Social Issue: Addiction, trauma, and the failure of social systems

Plot Structure:

  • A detective trying to help a friend struggling with alcoholism
  • A spiral of cover‑ups, exploitation, and institutional indifference
  • A deeply personal story framed by systemic failure

Why It Matters:

This is noir at its most human. Addiction isn’t a plot device — it’s the emotional core. Chandler critiques a society that abandons the vulnerable.

Relevance to Don’t Kiss Me Goodbye: My background in addiction recovery gives this story the same emotional authenticity Chandler reached for but couldn’t fully access.

Winter’s Bone (Daniel Woodrell, 2006)

(Technically “country noir,” but thematically essential.)

Social Issue: Poverty, addiction, generational trauma

Plot Structure:

  • A young woman searching for her missing father
  • A community ravaged by meth and economic collapse
  • A protagonist forced to confront a criminal underworld woven into daily life

Why It Matters:

Woodrell shows how addiction becomes a structural force, not an individual failing. The community’s silence and complicity are part of the tragedy.

Relevance to Don’t Kiss Me Goodbye: Seattle’s fentanyl crisis is the urban counterpart to Woodrell’s rural meth epidemic — different setting, same human cost.

The Wire (David Simon, 2002–2008)

(Not a novel, but the most influential modern noir narrative.)

Social Issue: The collapse of institutions — police, schools, politics, media

Plot Structure:

  • Interlocking storylines across institutions
  • A focus on systems rather than individuals
  • A refusal to offer easy heroes or villains

Why It Matters:

Simon’s thesis: “The game is rigged.” Institutions protect themselves, not the people they serve.

Relevance to Don’t Kiss Me Goodbye: The depiction of SPD’s internal brotherhood and political pressure echoes Simon’s systemic critique.

Why Noir Matters Right Now

Noir has always thrived in moments like this—moments when institutions lose public trust, when the lines between victim and perpetrator blur, when the city itself becomes a character with a pulse and a conscience.

Seattle today is a noir setting without needing embellishment:

  • A drug crisis spiraling beyond containment
  • A police force caught between politics and public safety
  • A public numbed by crisis fatigue
  • A moral fog thick enough to hide a thousand small tragedies

In that fog, noir asks the question no policy paper ever does: What does it cost a person to stay human in an inhuman system?

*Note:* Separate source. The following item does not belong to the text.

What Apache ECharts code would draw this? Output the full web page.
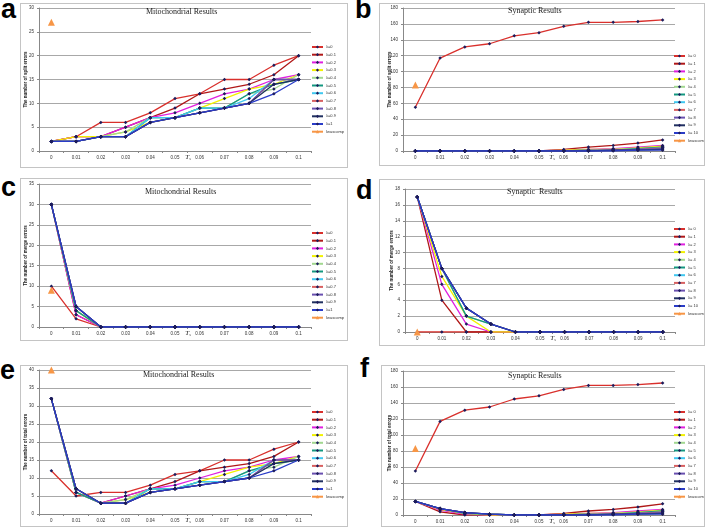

That’s the question Copper Steele has to answer. It’s the question Seattle is answering in real time.

A Story for Readers Who Still Believe People Matter

My years working in addiction recovery taught me something simple and unshakeable: people are not problems to be managed. They are image‑bearers with stories, wounds, and worth. Policies matter, but people matter more.

Don’t Kiss Me Goodbye is fiction, but it’s built on that conviction.

It’s a story about:

  • the dignity of the individual
  • the danger of institutional corruption
  • the thin line between mercy and enabling
  • the cost of truth in a world that prefers narratives
  • the hope that refuses to die, even in the darkest alleys

If the timing feels uncanny, it’s because the crisis didn’t appear overnight. It grew slowly, quietly, in the shadows—exactly where noir stories live.

Why I’m Publishing It Now

Not because of the headlines. Not because of the politics. But because stories help us see what statistics can’t.

And because sometimes fiction gives us the courage to confront reality.

Seattle is at a crossroads. So is the country. So are the people caught in the middle of addiction, policy, and survival.

If Don’t Kiss Me Goodbye can spark reflection, conversation, or even a moment of clarity, then its timing is not coincidence—it’s providence.